Despite the efforts of well-meaning parties, this is not a mess that is likely to sort itself out. It seems certain that rules issued by the scientific community will continue to be ignored by many unregulated clinics, and a downside of self-regulation is the potential for conflicts of interest within the scientific and medical communities. (In fact, soon after ISSCR announced plans to draft clinical guidelines, a loose for-profit consortium of clinics announced their own standards of excellence, which fall far short of those within the established scientific community).
I think the problem of all that mess between scientific, medical communities, patients and companies (business) is informational gap.
ISSCR and its current president Irving Weissman were advised and finally came up with an idea to create an online database, collected data about all “stem cell commercial clinics” around the world. It was proposed a while ago by experts, but where we are now with this web-site? Why is it taking so long to make it? There were a few tables published already in peer-review journals, just pick them up and put them online!
2 days ago I got a email from ISSCR promoting a new web-site Friends of ISSCR:
In 2010, your donation will help fund key initiatives such as:
Unproven Stem Cell Therapies – development of a Web-based resource for patients, advocacy groups, clinicians and associations in evaluating claims of benefit from unproven stem cell therapies…
In 2010? This is my New Year wish!
Well, the community would like to speak, but who will do this? And when? If it depends on our money – go guys, go and donate! We need this database so badly.
So, whom should we blame that the problem persists and is even worsening? I’d like to say that a significant part of this fault should be put on the stem cell community. I’ll tell you why I think so below. Also I’d like to propose what should be done to minimize risks and solve many problems in this tough stem cell tourism question in my opinion.
For stem cell community:
1. Create online database of so-called “offshore stem cell clinics” ASAP! Make it free, searchable, with possibility of discussion and commenting, because it should be a community web-site.
2. Widely and aggressively advertise ISSCR Guidelines, Patient Handbook and other related documents by other regulatory bodies using all available channels and social media web-sites. Desperately looking patients should see it easily everywhere on the web – YouTube, Twitter, Facebook…
3. Create a community project (blog), collecting all “bad cases of unproven stem cell therapies”, something like stemcellcomplications.info or celltherapydoesnotwork.info. It will help physicians and patients make a hard decision about a particular clinic.
4. Physicians who ever had experience in sending their patients abroad for unproven stem cell treatment should create a network online and exchange information, experience and opinions about particular clinics. It will save lives and money.
5. All publication in peer-reviewed journals touching this problem should be freely available.
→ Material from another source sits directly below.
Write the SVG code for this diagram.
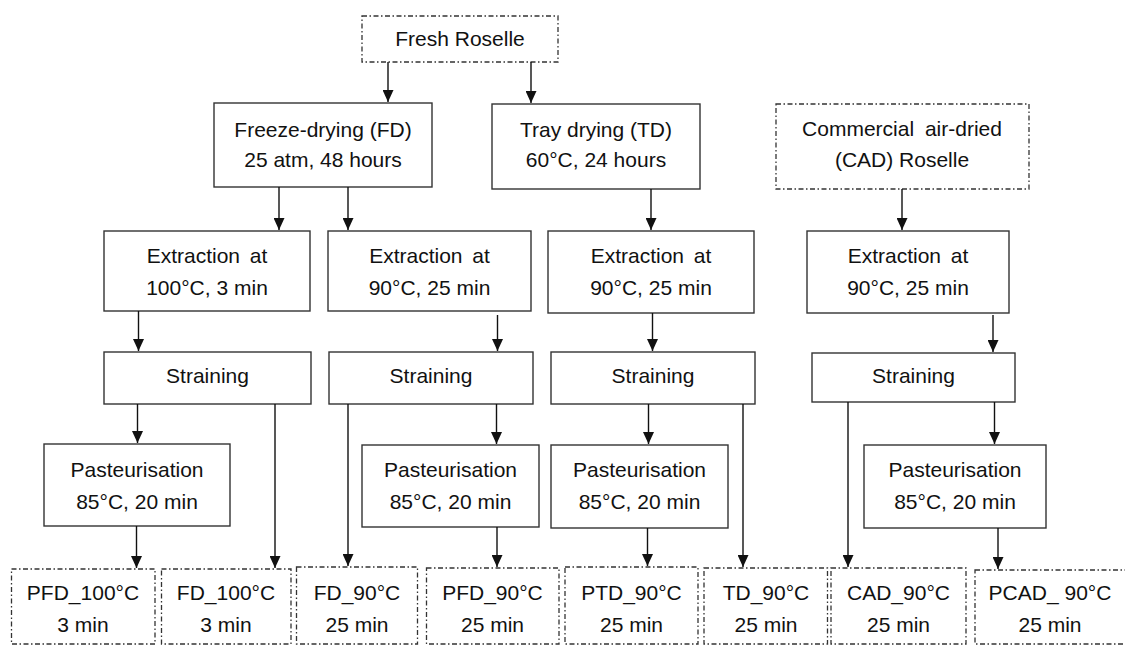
<svg xmlns="http://www.w3.org/2000/svg" width="1125" height="646" viewBox="0 0 1125 646">
<style>
.box{fill:#fff;stroke:#333;stroke-width:1.4}
.dd{fill:#fff;stroke:#333;stroke-width:1.3;stroke-dasharray:5 2.5 1.5 2.5}
text{font-family:"Liberation Sans",Arial,sans-serif;font-size:21px;fill:#111;text-anchor:middle}
.c line{stroke:#111;stroke-width:1.4;marker-end:url(#ah)}
</style>
<defs>
<marker id="ah" viewBox="0 0 12 11" refX="12" refY="5.5" markerWidth="12" markerHeight="11" orient="auto" markerUnits="userSpaceOnUse">
<path d="M0,0 L12,5.5 L0,11 z" fill="#111"/>
</marker>
</defs>
<rect width="1125" height="646" fill="#fff"/>

<g id="fresh"><rect class="dd" x="362" y="16" width="196" height="46"/><text x="460" y="46">Fresh Roselle</text></g>
<g id="fd"><rect class="box" x="214" y="103" width="218" height="84"/><text x="323" y="137">Freeze-drying (FD)</text><text x="323" y="167">25 atm, 48 hours</text></g>
<g id="td"><rect class="box" x="492" y="104" width="208" height="85"/><text x="596" y="137">Tray drying (TD)</text><text x="596" y="167">60°C, 24 hours</text></g>
<g id="cad"><rect class="dd" x="776" y="104" width="253" height="85"/><text x="902" y="136" word-spacing="5">Commercial air-dried</text><text x="902" y="167">(CAD) Roselle</text></g>

<g id="ext1"><rect class="box" x="104" y="231" width="206" height="80"/><text x="207" y="263" word-spacing="4">Extraction at</text><text x="207" y="295">100°C, 3 min</text></g>
<g id="ext2"><rect class="box" x="328" y="231" width="203" height="80"/><text x="429.5" y="263" word-spacing="4">Extraction at</text><text x="429.5" y="295">90°C, 25 min</text></g>
<g id="ext3"><rect class="box" x="548" y="231" width="206" height="82"/><text x="651" y="263" word-spacing="4">Extraction at</text><text x="651" y="295">90°C, 25 min</text></g>
<g id="ext4"><rect class="box" x="807" y="231" width="202" height="82"/><text x="908" y="263" word-spacing="4">Extraction at</text><text x="908" y="295">90°C, 25 min</text></g>

<g id="str1"><rect class="box" x="104" y="352" width="207" height="52"/><text x="207.5" y="383">Straining</text></g>
<g id="str2"><rect class="box" x="329" y="352" width="204" height="52"/><text x="431" y="383">Straining</text></g>
<g id="str3"><rect class="box" x="551" y="352" width="204" height="52"/><text x="653" y="383">Straining</text></g>
<g id="str4"><rect class="box" x="812" y="353" width="203" height="49"/><text x="913.5" y="383">Straining</text></g>

<g id="past1"><rect class="box" x="44" y="444" width="186" height="82"/><text x="137" y="477">Pasteurisation</text><text x="137" y="509">85°C, 20 min</text></g>
<g id="past2"><rect class="box" x="362" y="445" width="177" height="82"/><text x="450.5" y="477">Pasteurisation</text><text x="450.5" y="509">85°C, 20 min</text></g>
<g id="past3"><rect class="box" x="551" y="445" width="177" height="83"/><text x="639.5" y="477">Pasteurisation</text><text x="639.5" y="509">85°C, 20 min</text></g>
<g id="past4"><rect class="box" x="864" y="445" width="182" height="83"/><text x="955" y="477">Pasteurisation</text><text x="955" y="509">85°C, 20 min</text></g>

<g id="pfd100"><rect class="dd" x="11.5" y="569" width="143.5" height="75"/><text x="83" y="600">PFD_100°C</text><text x="83" y="632">3 min</text></g>
<g id="fd100"><rect class="dd" x="161.5" y="569" width="129.5" height="75"/><text x="226" y="600">FD_100°C</text><text x="226" y="632">3 min</text></g>
<g id="fd90"><rect class="dd" x="296.5" y="567" width="121" height="77"/><text x="357" y="600">FD_90°C</text><text x="357" y="632">25 min</text></g>
<g id="pfd90"><rect class="dd" x="426.5" y="568" width="132.5" height="76"/><text x="492.5" y="600">PFD_90°C</text><text x="492.5" y="632">25 min</text></g>
<g id="ptd90"><rect class="dd" x="565" y="567" width="133" height="77"/><text x="631.5" y="600">PTD_90°C</text><text x="631.5" y="632">25 min</text></g>
<g id="td90"><rect class="dd" x="704" y="568" width="123.5" height="76"/><text x="766" y="600">TD_90°C</text><text x="766" y="632">25 min</text></g>
<g id="cad90"><rect class="dd" x="831" y="568" width="135" height="76"/><text x="898.5" y="600">CAD_90°C</text><text x="898.5" y="632">25 min</text></g>
<g id="pcad90"><rect class="dd" x="975" y="570" width="152" height="74"/><text x="1050" y="600" xml:space="preserve">PCAD_ 90°C</text><text x="1050" y="632">25 min</text></g>

<g id="connectors" class="c">
<line x1="388" y1="62" x2="388" y2="102"/>
<line x1="531" y1="62" x2="531" y2="103"/>
<line x1="279" y1="187" x2="279" y2="230"/>
<line x1="348" y1="187" x2="348" y2="230"/>
<line x1="651" y1="189" x2="651" y2="230"/>
<line x1="902" y1="189" x2="902" y2="230"/>
<line x1="138.5" y1="311" x2="138.5" y2="351"/>
<line x1="497.5" y1="315" x2="497.5" y2="351"/>
<line x1="652.5" y1="313" x2="652.5" y2="351"/>
<line x1="993" y1="315" x2="993" y2="352"/>
<line x1="137.5" y1="404" x2="137.5" y2="443"/>
<line x1="275" y1="404" x2="275" y2="568"/>
<line x1="348" y1="404" x2="348" y2="566"/>
<line x1="496.5" y1="404" x2="496.5" y2="444"/>
<line x1="648.5" y1="404" x2="648.5" y2="444"/>
<line x1="743" y1="404" x2="743" y2="567"/>
<line x1="848" y1="402" x2="848" y2="567"/>
<line x1="994.5" y1="402" x2="994.5" y2="444"/>
<line x1="136.5" y1="526" x2="136.5" y2="568"/>
<line x1="497" y1="527" x2="497" y2="567"/>
<line x1="647.5" y1="528" x2="647.5" y2="566"/>
<line x1="998" y1="528" x2="998" y2="569"/>
</g>
</svg>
If authors need to pay for open access they should do it or the publisher should do it.
For example there are a bunch of great publication on the subject – Selling the Stem Cell Dream or Trading on hope. Great articles, but why aren’t they in open access?
6. Create database of cell therapy clinical trials, which are currently going on around the world. We know that only half of them or even fewer are registered in existent databases such as www.clinicaltrials.gov
7. Create easy-to-use online manual in plain English for patients “How to get enrolled in cell therapy clinical trials” with indication of all available trials around the world.
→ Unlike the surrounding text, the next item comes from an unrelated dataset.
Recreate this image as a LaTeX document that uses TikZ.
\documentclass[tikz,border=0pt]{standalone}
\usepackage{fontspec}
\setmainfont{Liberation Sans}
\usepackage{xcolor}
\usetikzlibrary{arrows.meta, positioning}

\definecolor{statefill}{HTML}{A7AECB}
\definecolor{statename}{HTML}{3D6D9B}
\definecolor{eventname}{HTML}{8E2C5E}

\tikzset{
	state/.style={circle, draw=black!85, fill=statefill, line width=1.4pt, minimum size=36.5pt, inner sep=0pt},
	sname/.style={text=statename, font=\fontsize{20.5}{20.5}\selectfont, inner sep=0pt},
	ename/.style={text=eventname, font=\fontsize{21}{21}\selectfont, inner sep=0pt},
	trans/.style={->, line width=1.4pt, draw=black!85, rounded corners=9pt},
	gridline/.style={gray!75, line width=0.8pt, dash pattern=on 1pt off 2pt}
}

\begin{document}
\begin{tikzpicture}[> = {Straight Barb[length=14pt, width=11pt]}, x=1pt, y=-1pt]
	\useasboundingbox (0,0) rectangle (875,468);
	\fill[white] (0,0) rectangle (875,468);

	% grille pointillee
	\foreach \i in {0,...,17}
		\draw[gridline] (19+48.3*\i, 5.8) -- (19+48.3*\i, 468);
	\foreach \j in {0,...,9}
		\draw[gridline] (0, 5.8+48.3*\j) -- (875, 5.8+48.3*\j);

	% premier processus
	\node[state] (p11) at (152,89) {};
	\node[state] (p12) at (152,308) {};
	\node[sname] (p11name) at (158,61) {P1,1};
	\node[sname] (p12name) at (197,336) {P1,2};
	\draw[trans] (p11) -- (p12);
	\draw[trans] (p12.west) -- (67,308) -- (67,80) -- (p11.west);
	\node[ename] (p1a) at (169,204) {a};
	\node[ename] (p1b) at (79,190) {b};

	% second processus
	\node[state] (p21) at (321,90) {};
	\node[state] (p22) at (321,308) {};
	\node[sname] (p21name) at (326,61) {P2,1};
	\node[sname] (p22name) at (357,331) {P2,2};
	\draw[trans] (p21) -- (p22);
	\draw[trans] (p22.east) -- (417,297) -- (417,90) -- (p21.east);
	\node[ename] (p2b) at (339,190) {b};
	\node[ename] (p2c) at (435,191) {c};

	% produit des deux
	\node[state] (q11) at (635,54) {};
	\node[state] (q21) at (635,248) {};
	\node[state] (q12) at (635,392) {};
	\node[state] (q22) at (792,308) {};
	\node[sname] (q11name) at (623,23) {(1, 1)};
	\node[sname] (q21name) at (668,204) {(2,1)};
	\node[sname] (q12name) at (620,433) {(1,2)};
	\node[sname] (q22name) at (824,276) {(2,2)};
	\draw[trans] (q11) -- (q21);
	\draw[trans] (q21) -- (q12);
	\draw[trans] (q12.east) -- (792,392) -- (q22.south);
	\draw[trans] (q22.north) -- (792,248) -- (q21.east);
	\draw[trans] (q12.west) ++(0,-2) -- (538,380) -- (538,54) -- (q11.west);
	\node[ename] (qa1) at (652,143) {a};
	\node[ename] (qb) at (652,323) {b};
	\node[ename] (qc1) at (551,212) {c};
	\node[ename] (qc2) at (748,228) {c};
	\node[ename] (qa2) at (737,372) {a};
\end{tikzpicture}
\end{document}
So far none of the 7 items from my wishlist are done, but I have a hope – at least one should come up in 2010.
1. Educate yourself, spend time to find and read reliable information. There is some, not easy to find but there is. Get independent opinion of experts.
2. Create a community network, exchanging your positive or negative experiencies with stem cell treatment abroad. Something like: http://www.patientslikeme.com/ or CareCure it will be a huge help for future seekers.
What is your thoughts about stem cell tourism?